GOAL OF THE EXERCISE
Return every line below as is, leaving out the pictures.

DATA
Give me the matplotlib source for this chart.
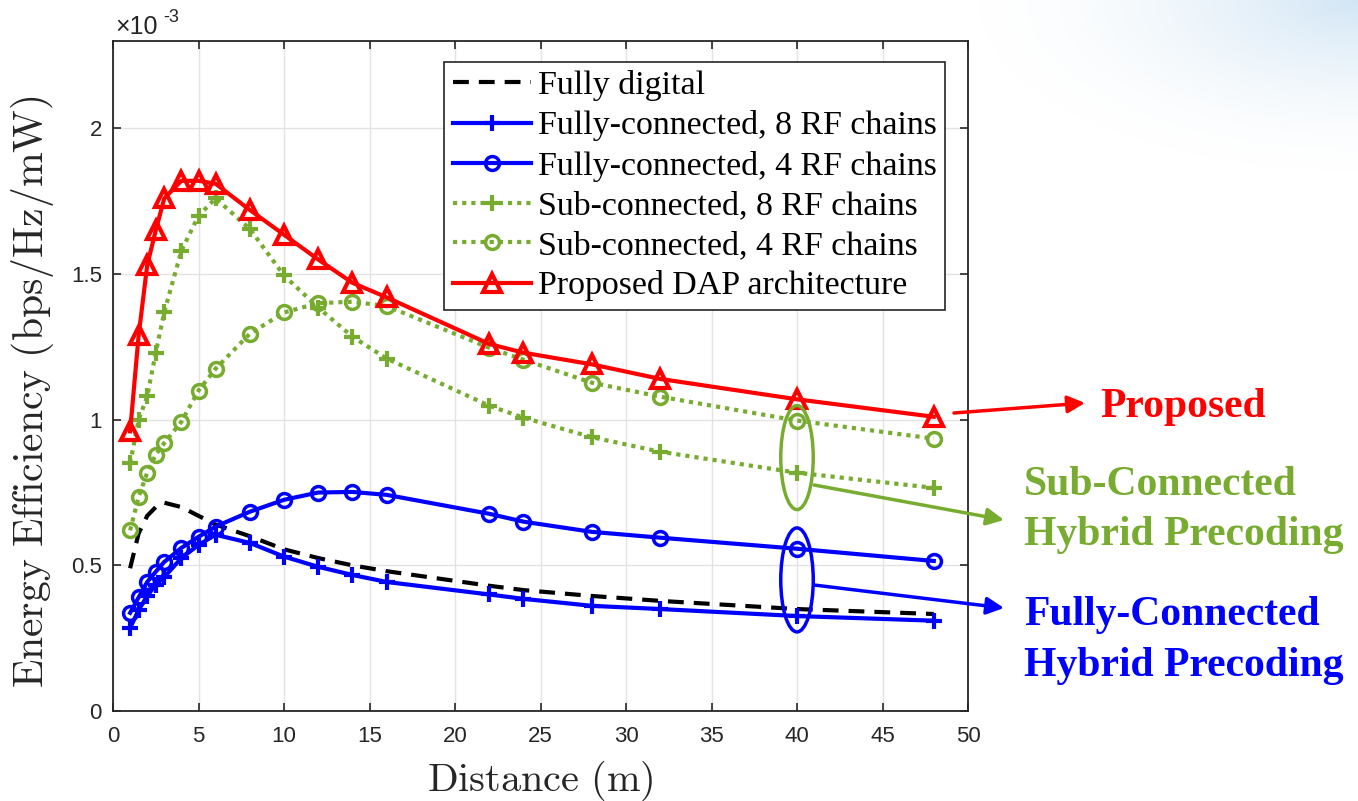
import numpy as np
import matplotlib
matplotlib.use("Agg")
import matplotlib.pyplot as plt
from matplotlib.patches import Ellipse, FancyArrowPatch
from matplotlib.ticker import FuncFormatter

# distance grid (m)
dist = [1, 1.5, 2, 2.5, 3, 4, 5, 6, 8, 10, 12, 14, 16, 22, 24, 28, 32, 40, 48]

# energy efficiency, units of 1e-3 bps/Hz/mW
ee_digital = [0.49, 0.61, 0.67, 0.70, 0.715, 0.70, 0.67, 0.64, 0.60, 0.555,
              0.525, 0.50, 0.48, 0.43, 0.415, 0.395, 0.378, 0.35, 0.333]
ee_fc8 = [0.285, 0.347, 0.395, 0.433, 0.46, 0.525, 0.57, 0.605, 0.577, 0.53,
          0.495, 0.467, 0.443, 0.40, 0.385, 0.361, 0.35, 0.326, 0.31]
ee_fc4 = [0.337, 0.39, 0.443, 0.478, 0.512, 0.56, 0.598, 0.633, 0.684, 0.725,
          0.75, 0.752, 0.742, 0.677, 0.65, 0.615, 0.595, 0.557, 0.515]
ee_sc8 = [0.85, 1.0, 1.08, 1.23, 1.37, 1.58, 1.70, 1.76, 1.655, 1.495,
          1.385, 1.285, 1.21, 1.048, 1.007, 0.94, 0.89, 0.818, 0.766]
ee_sc4 = [0.62, 0.735, 0.818, 0.88, 0.92, 0.993, 1.10, 1.175, 1.295, 1.368,
          1.40, 1.405, 1.39, 1.247, 1.206, 1.127, 1.079, 0.997, 0.935]
ee_dap = [0.96, 1.29, 1.53, 1.65, 1.76, 1.82, 1.82, 1.81, 1.72, 1.635,
          1.55, 1.47, 1.42, 1.26, 1.23, 1.19, 1.14, 1.07, 1.01]

labels = ['Fully digital', 'Fully-connected, 8 RF chains', 'Fully-connected, 4 RF chains',
          'Sub-connected, 8 RF chains', 'Sub-connected, 4 RF chains', 'Proposed DAP architecture']

scale = 1e-3
W, H = 1358, 801
GREEN = '#77ac30'
DARK = '#262626'

plt.rcParams['mathtext.fontset'] = 'cm'

def fx(px):
    return px / W

def fy(py):
    return 1 - py / H

fig = plt.figure(figsize=(W / 100, H / 100), dpi=100)
fig.patch.set_facecolor('white')

# faint blue wash in the upper right corner
bg = fig.add_axes([0, 0, 1, 1], zorder=-10)
bg.axis('off')
xx, yy = np.meshgrid(np.arange(W), np.arange(H))
d = np.sqrt(((W - xx) / 400.0) ** 2 + (yy / 180.0) ** 2)
alpha = np.clip(1 - d, 0, 1) ** 1.8 * 0.85
img = np.zeros((H, W, 4))
img[..., 0] = 202 / 255
img[..., 1] = 225 / 255
img[..., 2] = 243 / 255
img[..., 3] = alpha
bg.imshow(img, extent=[0, W, H, 0], aspect='auto')
bg.set_xlim(0, W)
bg.set_ylim(H, 0)

ax = fig.add_axes([fx(113), fy(711), 855 / W, 670 / H])
ax.set_facecolor('white')

x = np.array(dist)
ax.plot(x, np.array(ee_digital) * scale, color='black', lw=3, dashes=(3.8, 2.4),
        label=labels[0])
ax.plot(x, np.array(ee_fc8) * scale, color='blue', lw=3, marker='+', ms=12, mew=3,
        label=labels[1])
ax.plot(x, np.array(ee_fc4) * scale, color='blue', lw=3, marker='o', ms=10, mew=2.5,
        mfc='none', label=labels[2])
ax.plot(x, np.array(ee_sc8) * scale, color=GREEN, lw=3, dashes=(1, 1.2), marker='+',
        ms=12, mew=3, label=labels[3])
ax.plot(x, np.array(ee_sc4) * scale, color=GREEN, lw=3, dashes=(1, 1.2), marker='o',
        ms=10, mew=2.5, mfc='none', label=labels[4])
ax.plot(x, np.array(ee_dap) * scale, color='red', lw=3, marker='^', ms=13, mew=3,
        mfc='none', label=labels[5])

ax.set_xlim(0, 50)
ax.set_ylim(0, 2.3 * scale)
ax.set_xticks(np.arange(0, 51, 5))
ax.set_yticks(np.arange(0, 2.01, 0.5) * scale)
ax.yaxis.set_major_formatter(FuncFormatter(lambda v, p: '%g' % round(v / scale, 3)))
ax.grid(True, color='#e3e3e3', lw=1)
ax.set_axisbelow(True)
ax.tick_params(direction='in', length=6, width=1.2, colors=DARK, top=True, right=True,
               labelsize=16, pad=8)
ax.tick_params(axis='x', pad=11)
for lab in ax.get_xticklabels() + ax.get_yticklabels():
    lab.set_family('Liberation Sans')
for sp in ax.spines.values():
    sp.set_color(DARK)
    sp.set_linewidth(1.3)

leg = ax.legend(loc='upper right', bbox_to_anchor=(0.973, 0.969), borderaxespad=0,
                prop={'family': 'Liberation Serif', 'size': 24.4}, handlelength=2.3,
                handletextpad=0.2, labelspacing=0.27, borderpad=0.25, fancybox=False,
                framealpha=1, edgecolor=DARK)
leg.get_frame().set_linewidth(1.2)

# ellipses marking the sub-connected and fully-connected points at 40 m
ax.add_patch(Ellipse((40, 0.87 * scale), 1.9, 0.357 * scale, fill=False,
                     edgecolor=GREEN, lw=2.5, zorder=5))
ax.add_patch(Ellipse((40, 0.45 * scale), 1.9, 0.357 * scale, fill=False,
                     edgecolor='blue', lw=2.5, zorder=5))

# multiplier label
fig.text(fx(115), fy(34), '\u00d710', family='Liberation Sans', fontsize=18,
         color=DARK, va='baseline', ha='left')
fig.text(fx(163), fy(22), '-3', family='Liberation Sans', fontsize=13,
         color=DARK, va='baseline', ha='left')

# axis labels
fig.text(fx(540), fy(791), r'$\mathrm{Distance\ (m)}$', fontsize=29, color=DARK,
         ha='center', va='baseline')
fig.text(fx(33), fy(392), r'$\mathrm{Energy\ Efficiency\ (bps/Hz/mW)}$', fontsize=30,
         color=DARK, rotation=90, ha='center', va='center')

# arrows pointing to the callout text
arrows = [((954, 413), (1085, 403), 'red'),
          ((814, 485), (1004, 520), GREEN),
          ((814, 585), (1004, 608), 'blue')]
for (x0, y0), (x1, y1), c in arrows:
    fig.add_artist(FancyArrowPatch((fx(x0), fy(y0)), (fx(x1), fy(y1)),
                                   transform=fig.transFigure, arrowstyle='-|>',
                                   mutation_scale=26, lw=2.5, color=c,
                                   shrinkA=0, shrinkB=0))

callout = dict(family='Liberation Serif', weight='bold', fontsize=30, va='baseline',
               ha='left')
fig.text(fx(1100), fy(417), 'Proposed', color='red', **callout)
fig.text(fx(1024), fy(495), 'Sub-Connected', color=GREEN, **callout)
fig.text(fx(1024), fy(545), 'Hybrid Precoding', color=GREEN, **callout)
fig.text(fx(1024), fy(625), 'Fully-Connected', color='blue', **callout)
fig.text(fx(1024), fy(676), 'Hybrid Precoding', color='blue', **callout)

fig.savefig('out.png', dpi=100)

RESULT
Give me the matplotlib source for this chart.
import numpy as np
import matplotlib
matplotlib.use("Agg")
import matplotlib.pyplot as plt
from matplotlib.patches import Ellipse, FancyArrowPatch
from matplotlib.ticker import FuncFormatter

# distance grid (m)
dist = [1, 1.5, 2, 2.5, 3, 4, 5, 6, 8, 10, 12, 14, 16, 22, 24, 28, 32, 40, 48]

# energy efficiency, units of 1e-3 bps/Hz/mW
ee_digital = [0.49, 0.61, 0.67, 0.70, 0.715, 0.70, 0.67, 0.64, 0.60, 0.555,
              0.525, 0.50, 0.48, 0.43, 0.415, 0.395, 0.378, 0.35, 0.333]
ee_fc8 = [0.285, 0.347, 0.395, 0.433, 0.46, 0.525, 0.57, 0.605, 0.577, 0.53,
          0.495, 0.467, 0.443, 0.40, 0.385, 0.361, 0.35, 0.326, 0.31]
ee_fc4 = [0.337, 0.39, 0.443, 0.478, 0.512, 0.56, 0.598, 0.633, 0.684, 0.725,
          0.75, 0.752, 0.742, 0.677, 0.65, 0.615, 0.595, 0.557, 0.515]
ee_sc8 = [0.85, 1.0, 1.08, 1.23, 1.37, 1.58, 1.70, 1.76, 1.655, 1.495,
          1.385, 1.285, 1.21, 1.048, 1.007, 0.94, 0.89, 0.818, 0.766]
ee_sc4 = [0.62, 0.735, 0.818, 0.88, 0.92, 0.993, 1.10, 1.175, 1.295, 1.368,
          1.40, 1.405, 1.39, 1.247, 1.206, 1.127, 1.079, 0.997, 0.935]
ee_dap = [0.96, 1.29, 1.53, 1.65, 1.76, 1.82, 1.82, 1.81, 1.72, 1.635,
          1.55, 1.47, 1.42, 1.26, 1.23, 1.19, 1.14, 1.07, 1.01]

labels = ['Fully digital', 'Fully-connected, 8 RF chains', 'Fully-connected, 4 RF chains',
          'Sub-connected, 8 RF chains', 'Sub-connected, 4 RF chains', 'Proposed DAP architecture']

scale = 1e-3
W, H = 1358, 801
GREEN = '#77ac30'
DARK = '#262626'

plt.rcParams['mathtext.fontset'] = 'cm'

def fx(px):
    return px / W

def fy(py):
    return 1 - py / H

fig = plt.figure(figsize=(W / 100, H / 100), dpi=100)
fig.patch.set_facecolor('white')

# faint blue wash in the upper right corner
bg = fig.add_axes([0, 0, 1, 1], zorder=-10)
bg.axis('off')
xx, yy = np.meshgrid(np.arange(W), np.arange(H))
d = np.sqrt(((W - xx) / 400.0) ** 2 + (yy / 180.0) ** 2)
alpha = np.clip(1 - d, 0, 1) ** 1.8 * 0.85
img = np.zeros((H, W, 4))
img[..., 0] = 202 / 255
img[..., 1] = 225 / 255
img[..., 2] = 243 / 255
img[..., 3] = alpha
bg.imshow(img, extent=[0, W, H, 0], aspect='auto')
bg.set_xlim(0, W)
bg.set_ylim(H, 0)

ax = fig.add_axes([fx(113), fy(711), 855 / W, 670 / H])
ax.set_facecolor('white')

x = np.array(dist)
ax.plot(x, np.array(ee_digital) * scale, color='black', lw=3, dashes=(3.8, 2.4),
        label=labels[0])
ax.plot(x, np.array(ee_fc8) * scale, color='blue', lw=3, marker='+', ms=12, mew=3,
        label=labels[1])
ax.plot(x, np.array(ee_fc4) * scale, color='blue', lw=3, marker='o', ms=10, mew=2.5,
        mfc='none', label=labels[2])
ax.plot(x, np.array(ee_sc8) * scale, color=GREEN, lw=3, dashes=(1, 1.2), marker='+',
        ms=12, mew=3, label=labels[3])
ax.plot(x, np.array(ee_sc4) * scale, color=GREEN, lw=3, dashes=(1, 1.2), marker='o',
        ms=10, mew=2.5, mfc='none', label=labels[4])
ax.plot(x, np.array(ee_dap) * scale, color='red', lw=3, marker='^', ms=13, mew=3,
        mfc='none', label=labels[5])

ax.set_xlim(0, 50)
ax.set_ylim(0, 2.3 * scale)
ax.set_xticks(np.arange(0, 51, 5))
ax.set_yticks(np.arange(0, 2.01, 0.5) * scale)
ax.yaxis.set_major_formatter(FuncFormatter(lambda v, p: '%g' % round(v / scale, 3)))
ax.grid(True, color='#e3e3e3', lw=1)
ax.set_axisbelow(True)
ax.tick_params(direction='in', length=6, width=1.2, colors=DARK, top=True, right=True,
               labelsize=16, pad=8)
ax.tick_params(axis='x', pad=11)
for lab in ax.get_xticklabels() + ax.get_yticklabels():
    lab.set_family('Liberation Sans')
for sp in ax.spines.values():
    sp.set_color(DARK)
    sp.set_linewidth(1.3)

leg = ax.legend(loc='upper right', bbox_to_anchor=(0.973, 0.969), borderaxespad=0,
                prop={'family': 'Liberation Serif', 'size': 24.4}, handlelength=2.3,
                handletextpad=0.2, labelspacing=0.27, borderpad=0.25, fancybox=False,
                framealpha=1, edgecolor=DARK)
leg.get_frame().set_linewidth(1.2)

# ellipses marking the sub-connected and fully-connected points at 40 m
ax.add_patch(Ellipse((40, 0.87 * scale), 1.9, 0.357 * scale, fill=False,
                     edgecolor=GREEN, lw=2.5, zorder=5))
ax.add_patch(Ellipse((40, 0.45 * scale), 1.9, 0.357 * scale, fill=False,
                     edgecolor='blue', lw=2.5, zorder=5))

# multiplier label
fig.text(fx(115), fy(34), '\u00d710', family='Liberation Sans', fontsize=18,
         color=DARK, va='baseline', ha='left')
fig.text(fx(163), fy(22), '-3', family='Liberation Sans', fontsize=13,
         color=DARK, va='baseline', ha='left')

# axis labels
fig.text(fx(540), fy(791), r'$\mathrm{Distance\ (m)}$', fontsize=29, color=DARK,
         ha='center', va='baseline')
fig.text(fx(33), fy(392), r'$\mathrm{Energy\ Efficiency\ (bps/Hz/mW)}$', fontsize=30,
         color=DARK, rotation=90, ha='center', va='center')

# arrows pointing to the callout text
arrows = [((954, 413), (1085, 403), 'red'),
          ((814, 485), (1004, 520), GREEN),
          ((814, 585), (1004, 608), 'blue')]
for (x0, y0), (x1, y1), c in arrows:
    fig.add_artist(FancyArrowPatch((fx(x0), fy(y0)), (fx(x1), fy(y1)),
                                   transform=fig.transFigure, arrowstyle='-|>',
                                   mutation_scale=26, lw=2.5, color=c,
                                   shrinkA=0, shrinkB=0))

callout = dict(family='Liberation Serif', weight='bold', fontsize=30, va='baseline',
               ha='left')
fig.text(fx(1100), fy(417), 'Proposed', color='red', **callout)
fig.text(fx(1024), fy(495), 'Sub-Connected', color=GREEN, **callout)
fig.text(fx(1024), fy(545), 'Hybrid Precoding', color=GREEN, **callout)
fig.text(fx(1024), fy(625), 'Fully-Connected', color='blue', **callout)
fig.text(fx(1024), fy(676), 'Hybrid Precoding', color='blue', **callout)

fig.savefig('out.png', dpi=100)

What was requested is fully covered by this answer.